Supplied material:
** BEGIN **
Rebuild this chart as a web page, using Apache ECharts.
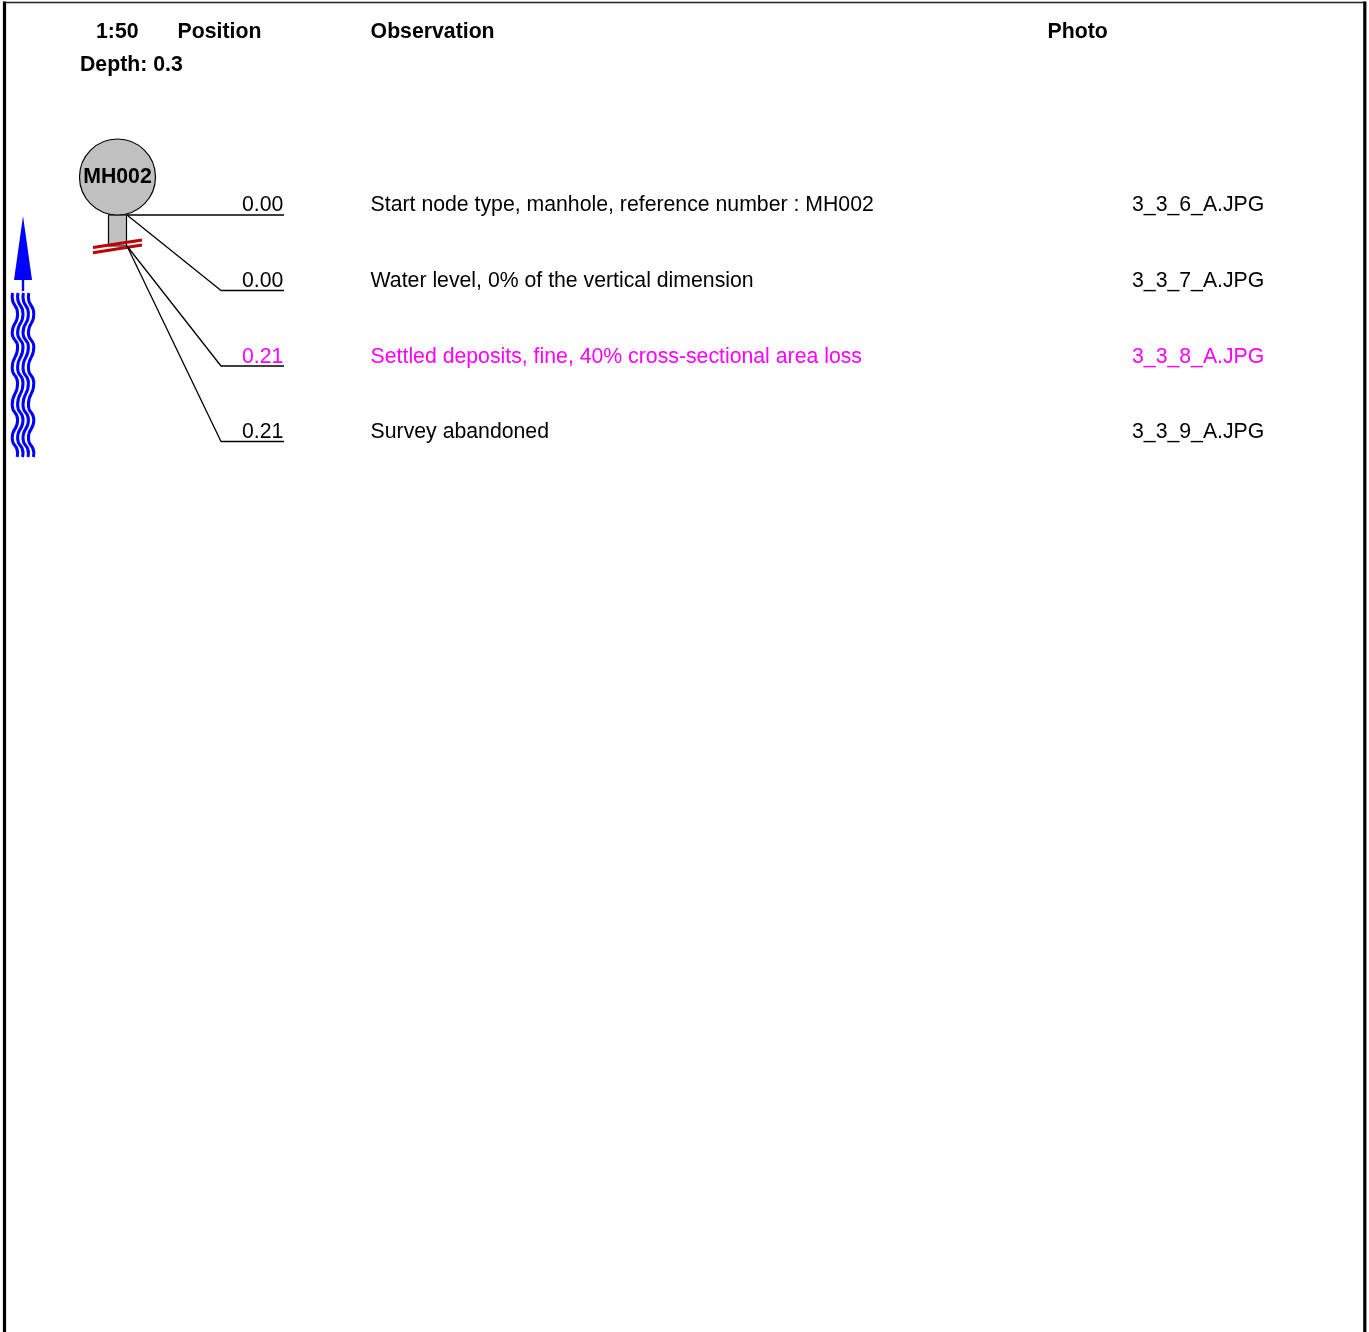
<!DOCTYPE html>
<html>
<head>
<meta charset="utf-8">
<style>html,body{margin:0;padding:0;background:#fff}#c{width:1369px;height:1332px}</style>
<script src="https://cdn.jsdelivr.net/npm/echarts@6/dist/echarts.min.js"></script>
</head>
<body>
<div id="c"></div>
<script>
const positions = ['0.00', '0.00', '0.21', '0.21'];
const observations = [
  'Start node type, manhole, reference number : MH002',
  'Water level, 0% of the vertical dimension',
  'Settled deposits, fine, 40% cross-sectional area loss',
  'Survey abandoned'
];
const photos = ['3_3_6_A.JPG', '3_3_7_A.JPG', '3_3_8_A.JPG', '3_3_9_A.JPG'];
const rowColors = ['#000000', '#000000', '#FF00FF', '#000000'];
const rowTextY = [205, 281, 357, 432];
const rowLineY = [215, 290.5, 366, 441.5];
const leaderStartY = [215, 215, 246, 246];
const leaderElbowX = [127, 221, 221, 221];
const headers = [
  ['1:50', 96, 32], ['Position', 177.6, 32], ['Observation', 370.6, 32],
  ['Photo', 1047.6, 32], ['Depth: 0.3', 80, 65]
];
const waveY =      [293, 297, 314, 333, 347, 368, 383, 405, 420, 438, 453, 457];
const waveOffset = [-2.2, -2.7, 2.7, -2.7, 2.7, -2.7, 2.7, -2.7, 2.7, -2.7, 2.7, 2.2];
const strandX = [14.9, 20.3, 25.7, 31.1];

const FONT = '"Liberation Sans", Arial, sans-serif';
const seg = (name, pts, color, width) => ({
  type: 'line', name, data: pts, symbol: 'none', silent: true, animation: false,
  lineStyle: { color, width, cap: 'butt' }, z: 3, clip: false
});
const poly = (pts, fill, stroke, z) => ({
  type: 'custom', silent: true, animation: false, z, clip: false,
  data: [[0, 0]],
  renderItem: (p, api) => ({
    type: 'polygon',
    shape: { points: pts.map(q => api.coord(q)) },
    style: { fill, stroke, lineWidth: stroke ? 1.2 : 0 }
  })
});
const texts = items => ({
  type: 'custom', silent: true, animation: false, z: 6, clip: false,
  data: items.map((t, i) => [t.x, t.y, i]),
  renderItem: (p, api) => {
    const t = items[api.value(2)];
    const c = api.coord([t.x, t.y]);
    return {
      type: 'text', x: c[0], y: c[1],
      style: {
        text: t.s, fill: t.color || '#000', align: t.align || 'left', verticalAlign: 'middle',
        font: (t.bold ? 'bold ' : '') + '21.25px ' + FONT
      }
    };
  }
});

const textItems = [];
headers.forEach(h => textItems.push({ s: h[0], x: h[1], y: h[2], bold: true }));
textItems.push({ s: 'MH002', x: 117.5, y: 177, bold: true, align: 'center' });
rowTextY.forEach((y, i) => {
  const color = rowColors[i];
  textItems.push({ s: positions[i], x: 242, y, color });
  textItems.push({ s: observations[i], x: 370.6, y, color });
  textItems.push({ s: photos[i], x: 1132, y, color });
});

const series = [];
series.push(seg('frameTop', [[3, 2.5], [1366, 2.5]], '#222', 1.6));
series.push(seg('frameLeft', [[4.5, 1.5], [4.5, 1332]], '#000', 3.2));
series.push(seg('frameRight', [[1364.8, 1.5], [1364.8, 1332]], '#000', 3.2));
// node + pipe
series.push({
  type: 'scatter', data: [[117.5, 177]], symbol: 'circle', symbolSize: 76, silent: true, animation: false, z: 4,
  itemStyle: { color: '#C0C0C0', borderColor: '#000', borderWidth: 1.2, opacity: 1 }
});
series.push(poly([[108.5, 215], [126.5, 215], [126.5, 246], [108.5, 246]], '#C0C0C0', '#000', 2));
series.push(seg('break1', [[93, 247.5], [142, 240]], '#C00000', 3));
series.push(seg('break2', [[93, 252.7], [142, 245]], '#C00000', 3));
// leaders
rowLineY.forEach((y, i) => {
  series.push(seg('leader' + i, [[127, leaderStartY[i]], [leaderElbowX[i], y], [284, y]], '#000', 1.3));
});
// flow arrow
series.push(poly([[23, 216], [32, 280], [14, 280]], '#0000FF', null, 3));
series.push(seg('stem', [[23, 280], [23, 291]], '#0000FF', 2.4));
strandX.forEach((sx, i) => {
  const s = seg('wave' + i, waveY.map((y, k) => [sx + waveOffset[k], y]), '#0000FF', 3);
  s.smooth = 0.6;
  series.push(s);
});
series.push(texts(textItems));

const chart = echarts.init(document.getElementById('c'), null, { renderer: 'canvas', width: 1369, height: 1332 });
chart.setOption({
  backgroundColor: '#fff',
  animation: false,
  grid: { left: 0, right: 0, top: 0, bottom: 0 },
  xAxis: { type: 'value', min: 0, max: 1369, show: false },
  yAxis: { type: 'value', min: 0, max: 1332, inverse: true, show: false },
  series
});
</script>
</body>
</html>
** END **
Transcribe the whole listing, character for character, but not its images.

Response to this exercise:
Rebuild this chart as a web page, using Apache ECharts.
<!DOCTYPE html>
<html>
<head>
<meta charset="utf-8">
<style>html,body{margin:0;padding:0;background:#fff}#c{width:1369px;height:1332px}</style>
<script src="https://cdn.jsdelivr.net/npm/echarts@6/dist/echarts.min.js"></script>
</head>
<body>
<div id="c"></div>
<script>
const positions = ['0.00', '0.00', '0.21', '0.21'];
const observations = [
  'Start node type, manhole, reference number : MH002',
  'Water level, 0% of the vertical dimension',
  'Settled deposits, fine, 40% cross-sectional area loss',
  'Survey abandoned'
];
const photos = ['3_3_6_A.JPG', '3_3_7_A.JPG', '3_3_8_A.JPG', '3_3_9_A.JPG'];
const rowColors = ['#000000', '#000000', '#FF00FF', '#000000'];
const rowTextY = [205, 281, 357, 432];
const rowLineY = [215, 290.5, 366, 441.5];
const leaderStartY = [215, 215, 246, 246];
const leaderElbowX = [127, 221, 221, 221];
const headers = [
  ['1:50', 96, 32], ['Position', 177.6, 32], ['Observation', 370.6, 32],
  ['Photo', 1047.6, 32], ['Depth: 0.3', 80, 65]
];
const waveY =      [293, 297, 314, 333, 347, 368, 383, 405, 420, 438, 453, 457];
const waveOffset = [-2.2, -2.7, 2.7, -2.7, 2.7, -2.7, 2.7, -2.7, 2.7, -2.7, 2.7, 2.2];
const strandX = [14.9, 20.3, 25.7, 31.1];

const FONT = '"Liberation Sans", Arial, sans-serif';
const seg = (name, pts, color, width) => ({
  type: 'line', name, data: pts, symbol: 'none', silent: true, animation: false,
  lineStyle: { color, width, cap: 'butt' }, z: 3, clip: false
});
const poly = (pts, fill, stroke, z) => ({
  type: 'custom', silent: true, animation: false, z, clip: false,
  data: [[0, 0]],
  renderItem: (p, api) => ({
    type: 'polygon',
    shape: { points: pts.map(q => api.coord(q)) },
    style: { fill, stroke, lineWidth: stroke ? 1.2 : 0 }
  })
});
const texts = items => ({
  type: 'custom', silent: true, animation: false, z: 6, clip: false,
  data: items.map((t, i) => [t.x, t.y, i]),
  renderItem: (p, api) => {
    const t = items[api.value(2)];
    const c = api.coord([t.x, t.y]);
    return {
      type: 'text', x: c[0], y: c[1],
      style: {
        text: t.s, fill: t.color || '#000', align: t.align || 'left', verticalAlign: 'middle',
        font: (t.bold ? 'bold ' : '') + '21.25px ' + FONT
      }
    };
  }
});

const textItems = [];
headers.forEach(h => textItems.push({ s: h[0], x: h[1], y: h[2], bold: true }));
textItems.push({ s: 'MH002', x: 117.5, y: 177, bold: true, align: 'center' });
rowTextY.forEach((y, i) => {
  const color = rowColors[i];
  textItems.push({ s: positions[i], x: 242, y, color });
  textItems.push({ s: observations[i], x: 370.6, y, color });
  textItems.push({ s: photos[i], x: 1132, y, color });
});

const series = [];
series.push(seg('frameTop', [[3, 2.5], [1366, 2.5]], '#222', 1.6));
series.push(seg('frameLeft', [[4.5, 1.5], [4.5, 1332]], '#000', 3.2));
series.push(seg('frameRight', [[1364.8, 1.5], [1364.8, 1332]], '#000', 3.2));
// node + pipe
series.push({
  type: 'scatter', data: [[117.5, 177]], symbol: 'circle', symbolSize: 76, silent: true, animation: false, z: 4,
  itemStyle: { color: '#C0C0C0', borderColor: '#000', borderWidth: 1.2, opacity: 1 }
});
series.push(poly([[108.5, 215], [126.5, 215], [126.5, 246], [108.5, 246]], '#C0C0C0', '#000', 2));
series.push(seg('break1', [[93, 247.5], [142, 240]], '#C00000', 3));
series.push(seg('break2', [[93, 252.7], [142, 245]], '#C00000', 3));
// leaders
rowLineY.forEach((y, i) => {
  series.push(seg('leader' + i, [[127, leaderStartY[i]], [leaderElbowX[i], y], [284, y]], '#000', 1.3));
});
// flow arrow
series.push(poly([[23, 216], [32, 280], [14, 280]], '#0000FF', null, 3));
series.push(seg('stem', [[23, 280], [23, 291]], '#0000FF', 2.4));
strandX.forEach((sx, i) => {
  const s = seg('wave' + i, waveY.map((y, k) => [sx + waveOffset[k], y]), '#0000FF', 3);
  s.smooth = 0.6;
  series.push(s);
});
series.push(texts(textItems));

const chart = echarts.init(document.getElementById('c'), null, { renderer: 'canvas', width: 1369, height: 1332 });
chart.setOption({
  backgroundColor: '#fff',
  animation: false,
  grid: { left: 0, right: 0, top: 0, bottom: 0 },
  xAxis: { type: 'value', min: 0, max: 1369, show: false },
  yAxis: { type: 'value', min: 0, max: 1332, inverse: true, show: false },
  series
});
</script>
</body>
</html>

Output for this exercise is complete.